Youth active labour market programmes (ALMP) by Type of Intervention

The authors present evaluation results for :

  1. Public Employment Services
  2. Classroom-based Training
  3. Job Creation and Workplace-based Training in the Public Sector
  4. Workplace-based Training in the Private Sector
  5. Self-Employment Support and a
  6. Combination of ALMPs

Taken as a whole, the short-term (12 month) effects of ALMP programmes are indeed higher in the ‘Anglo’ than in the ‘Nordic’ countries,  and in turn higher in the ‘Nordic’ than in Austria, Germany and Switzerland.  Moreover, the reverse ordering of countries applies to long-term (36+ month) effects.

The pattern could mean that national institutions affect the time pattern of programme benefits, with liberal market economies doing better than co-ordinated ones in the short term but worse in the long term – a pattern consistent with the wider characterisation of greater short-termism in Liberal Market Economies (LME) financial markets.

All European countries face serious youth joblessness and use ALMPs in response to it. Because their young people acquire a better skills base and a stronger attachment to the labour market, mass apprenticeship countries have lower rates of youth unemployment and youth inactivity. Those countries’ policy choices in the ALMP area therefore incline more towards training, longer-duration participation and a longer-term time profile of benefits. They also devote particular attention to improving youth access to apprenticeship in the first place, an option that lacks a counterpart in other national institutional contexts. Although these policies have been widely criticised in Germany as second best, they do embody the national commitment to high-quality work-based learning.

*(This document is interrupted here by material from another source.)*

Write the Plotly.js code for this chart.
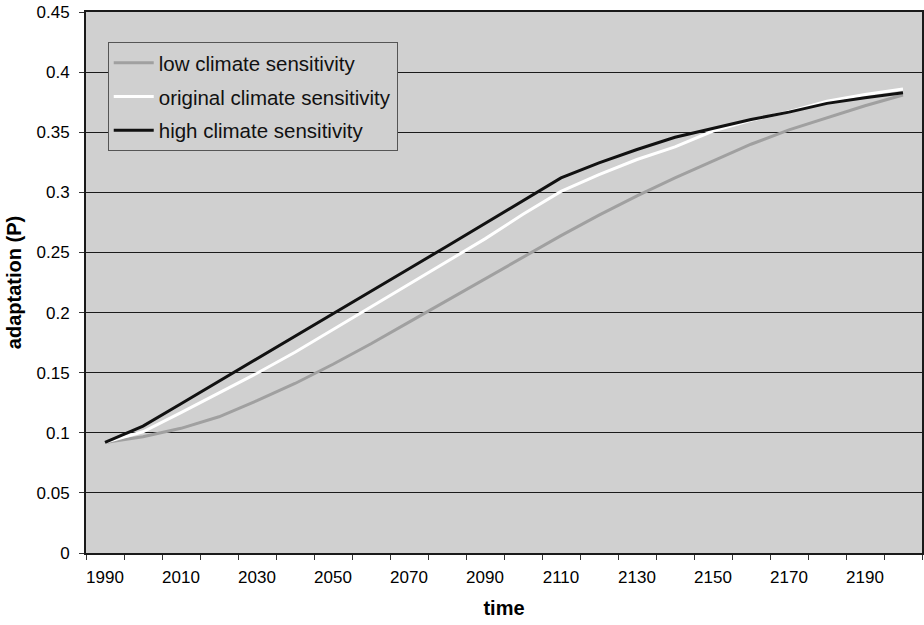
<!DOCTYPE html>
<html>
<head>
<meta charset="utf-8">
<script src="https://cdn.plot.ly/plotly-3.0.1.min.js"></script>
<style>html,body{margin:0;padding:0;background:#fff;}#chart{width:924px;height:625px;}</style>
</head>
<body>
<div id="chart"></div>
<script>
const years = [1990,2000,2010,2020,2030,2040,2050,2060,2070,2080,2090,2100,2110,2120,2130,2140,2150,2160,2170,2180,2190,2200];
const lowSens = [0.092,0.0967,0.1037,0.1133,0.1267,0.141,0.157,0.174,0.192,0.210,0.228,0.246,0.264,0.281,0.297,0.312,0.326,0.340,0.352,0.362,0.372,0.381];
const originalSens = [0.092,0.1008,0.1167,0.133,0.1495,0.167,0.186,0.205,0.2237,0.2425,0.2613,0.2817,0.3008,0.3148,0.3273,0.3378,0.351,0.360,0.367,0.3758,0.3814,0.386];
const highSens = [0.092,0.1056,0.1242,0.1428,0.1614,0.1803,0.199,0.2178,0.2364,0.2552,0.2739,0.293,0.312,0.3245,0.3356,0.3458,0.353,0.3606,0.3667,0.374,0.3787,0.3828];
const tickYears = [1990,2010,2030,2050,2070,2090,2110,2130,2150,2170,2190];
const seriesNames = ['low climate sensitivity','original climate sensitivity','high climate sensitivity'];

const font = 'Liberation Sans, Arial, sans-serif';
const traces = [
  {x: years, y: lowSens, name: seriesNames[0], legendgroup:'a', mode:'lines', line:{color:'#a0a0a0', width:3}},
  {x: years, y: originalSens, name: seriesNames[1], legendgroup:'b', mode:'lines', line:{color:'#ffffff', width:3}},
  {x: years, y: highSens, name: seriesNames[2], legendgroup:'c', mode:'lines', line:{color:'#111111', width:3}}
];
const layout = {
  width: 924, height: 625,
  margin: {l:86, r:2, t:12, b:72},
  paper_bgcolor: '#ffffff',
  plot_bgcolor: '#d0d0d0',
  font: {family: font, size: 17, color: '#000'},
  showlegend: true,
  legend: {x:0.026, y:0.9445, xanchor:'left', yanchor:'top', bgcolor:'#d0d0d0', bordercolor:'#555', borderwidth:1,
           font:{family:font, size:20.5, color:'#111'}, traceorder:'grouped', tracegroupgap:4, itemwidth:40},
  xaxis: {
    range: [1985, 2205], tickmode:'array', tickvals: tickYears, ticktext: tickYears.map(String),
    ticks:'outside', ticklen:8, tickcolor:'rgba(0,0,0,0)', showgrid:false, zeroline:false,
    showline:true, mirror:true, linecolor:'#1a1a1a', linewidth:2,
    minor:{ticks:'outside', tick0:1985, dtick:10, ticklen:5, tickcolor:'#333', tickwidth:1, showgrid:false},
    tickfont:{size:17, family:font},
    title:{text:'<b>time</b>', font:{size:20, family:font}, standoff:15}
  },
  yaxis: {
    range:[0,0.45], dtick:0.05, tick0:0, ticks:'outside', ticklen:5, tickcolor:'#333',
    ticklabelstandoff:6,
    showgrid:true, gridcolor:'#1a1a1a', gridwidth:1, zeroline:false,
    showline:true, mirror:true, linecolor:'#1a1a1a', linewidth:2,
    tickfont:{size:17, family:font},
    title:{text:'<b>adaptation (P)</b>', font:{size:20, family:font}, standoff:10}
  }
};
Plotly.newPlot('chart', traces, layout, {displayModeBar:false, staticPlot:true});
</script>
</body>
</html>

And the evidence, albeit limited, that is available on the success of these policies points to substantial learning-related benefits. It is also possible that ALMP programmes are more effective in those countries, but neither theory nor evidence to date points clearly toward that.

In terms of national differences in the choice among and the effectiveness of ALMP programmes themselves, existing evaluation studies of youth ALMPs suggest certain patterns, with intervention modes and outcomes differing by national institutional type. Liberal market economies tend to rely heavily on private sector incentives, through wage subsidies and on-the-job training, which aim at providing workplace-based training. These measures were found to have been quite effective in raising participants’ future employment prospects. Co-ordinated market economies with mostly school-based VET, notably Sweden and France, have used a broader variety of ALMPs.

Overall, evaluation results are more mixed for them than for LMEs: programmes had positive, insignificant and in some cases even negative effects on participants’ employment probabilities.

In the mass apprenticeship countries, there is much less evidence on ALMPs targeted at youth, but a range of interventions has been used there too, with broadly positive effects.

Finally, evaluation studies for Mediterranean and smaller East European countries are too scarce to permit statements about programme effectiveness in these countries.